Retype every line from the start of the data down to and including the line with "from matplotlib.patches import Rectangle". Skip the pictures.

-------- Extracted entries

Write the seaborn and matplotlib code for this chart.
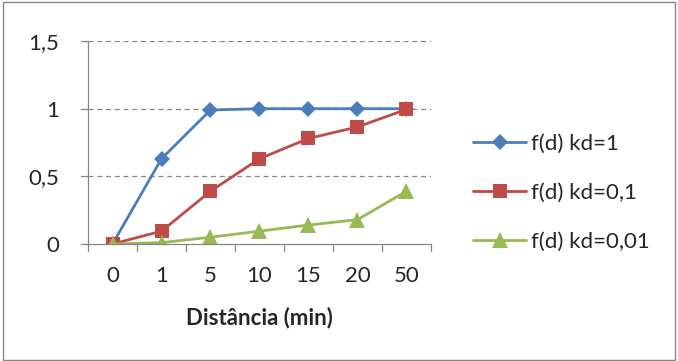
import pandas as pd
import matplotlib.pyplot as plt
import seaborn as sns
from matplotlib.patches import Rectangle

# --- DATA ---
distancias = ["0", "1", "5", "10", "15", "20", "50"]
kd_1 = [0.0, 0.63, 0.99, 1.0, 1.0, 1.0, 1.0]
kd_01 = [0.0, 0.095, 0.39, 0.63, 0.78, 0.865, 0.995]
kd_001 = [0.0, 0.01, 0.05, 0.095, 0.14, 0.18, 0.39]
series_names = ["f(d) kd=1", "f(d) kd=0,1", "f(d) kd=0,01"]

rows = []
for name, vals in zip(series_names, [kd_1, kd_01, kd_001]):
    for d, v in zip(distancias, vals):
        rows.append({"dist": d, "f": v, "serie": name})
df = pd.DataFrame(rows)

sns.set_style("white")
plt.rcParams['font.family'] = ['Lato', 'DejaVu Sans']

palette = {series_names[0]: "#4A7EBB", series_names[1]: "#BE4B48", series_names[2]: "#98B954"}
markers = {series_names[0]: "D", series_names[1]: "s", series_names[2]: "^"}
sizes = {series_names[0]: 8.5, series_names[1]: 10, series_names[2]: 11}

FS = 16
fig = plt.figure(figsize=(6.78, 3.61), dpi=100)
ax = fig.add_axes([88 / 678, 1 - 244 / 361, (431 - 88) / 678, (244 - 41) / 361])

sns.lineplot(data=df, x="dist", y="f", hue="serie", style="serie", palette=palette,
             markers=markers, dashes=False, sort=False, linewidth=2, ax=ax,
             markeredgewidth=0)
for line, name in zip(ax.get_lines(), series_names):
    line.set_markersize(sizes[name])

ax.set_xlim(-0.5, len(distancias) - 0.5)
ax.set_ylim(0, 1.5)
ax.set_yticks([0, 0.5, 1, 1.5])
ax.set_yticklabels(["0", "0,5", "1", "1,5"])
ax.set_xticks(range(len(distancias)))
ax.set_xticklabels(distancias)
ax.tick_params(axis="both", labelsize=FS, length=0)
ax.tick_params(axis="x", pad=16)
ax.tick_params(axis="y", pad=21)

# gridlines dashed grey
for yv in [0.5, 1.0, 1.5]:
    ax.axhline(yv, color="#868686", linestyle=(0, (4, 3)), linewidth=0.9, zorder=0)

for s in ["top", "right"]:
    ax.spines[s].set_visible(False)
for s in ["left", "bottom"]:
    ax.spines[s].set_color("#868686")
    ax.spines[s].set_linewidth(0.9)

# Excel-style tick marks between categories and at y values
for i in range(len(distancias) + 1):
    ax.plot([i - 0.5, i - 0.5], [0, -0.05], color="#868686", lw=0.9, clip_on=False)
for yv in [0, 0.5, 1.0, 1.5]:
    ax.plot([-0.5, -0.65], [yv, yv], color="#868686", lw=0.9, clip_on=False)

ax.set_xlabel("Distância (min)", fontsize=FS, fontweight="bold", labelpad=15)
ax.set_ylabel("")

handles, labels = ax.get_legend_handles_labels()
for h, name in zip(handles, labels):
    h.set_markersize(sizes[name])
ax.legend(handles, labels, loc="center left", bbox_to_anchor=(464 / 678, 1 - 193 / 361),
          bbox_transform=fig.transFigure, frameon=False, fontsize=FS, borderaxespad=0,
          handlelength=2.4, labelspacing=1.3, handletextpad=0.2)

fig.patches.append(Rectangle((3 / 678, 1 / 361), 672 / 678, 358 / 361, transform=fig.transFigure,
                             fill=False, edgecolor="#868686", linewidth=1))

plt.savefig("out.png", dpi=100)
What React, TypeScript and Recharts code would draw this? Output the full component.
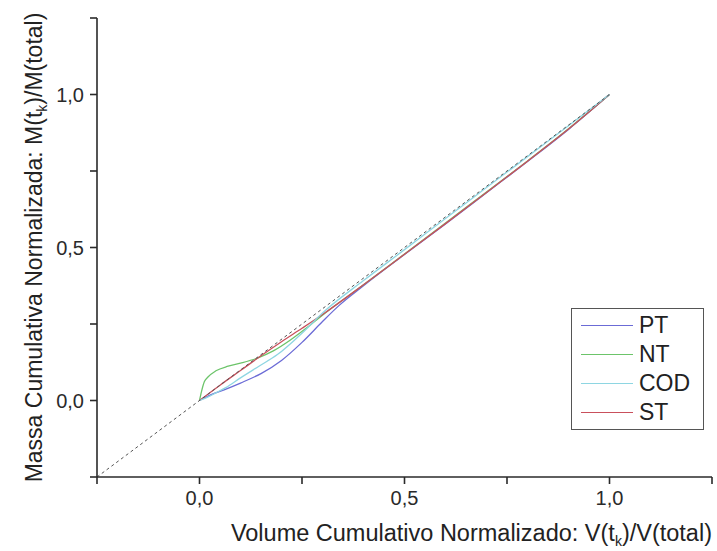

----------------

Finished task ▸
Write the seaborn and matplotlib code for this chart.
import pandas as pd
import matplotlib.pyplot as plt
import seaborn as sns
from matplotlib.patches import Rectangle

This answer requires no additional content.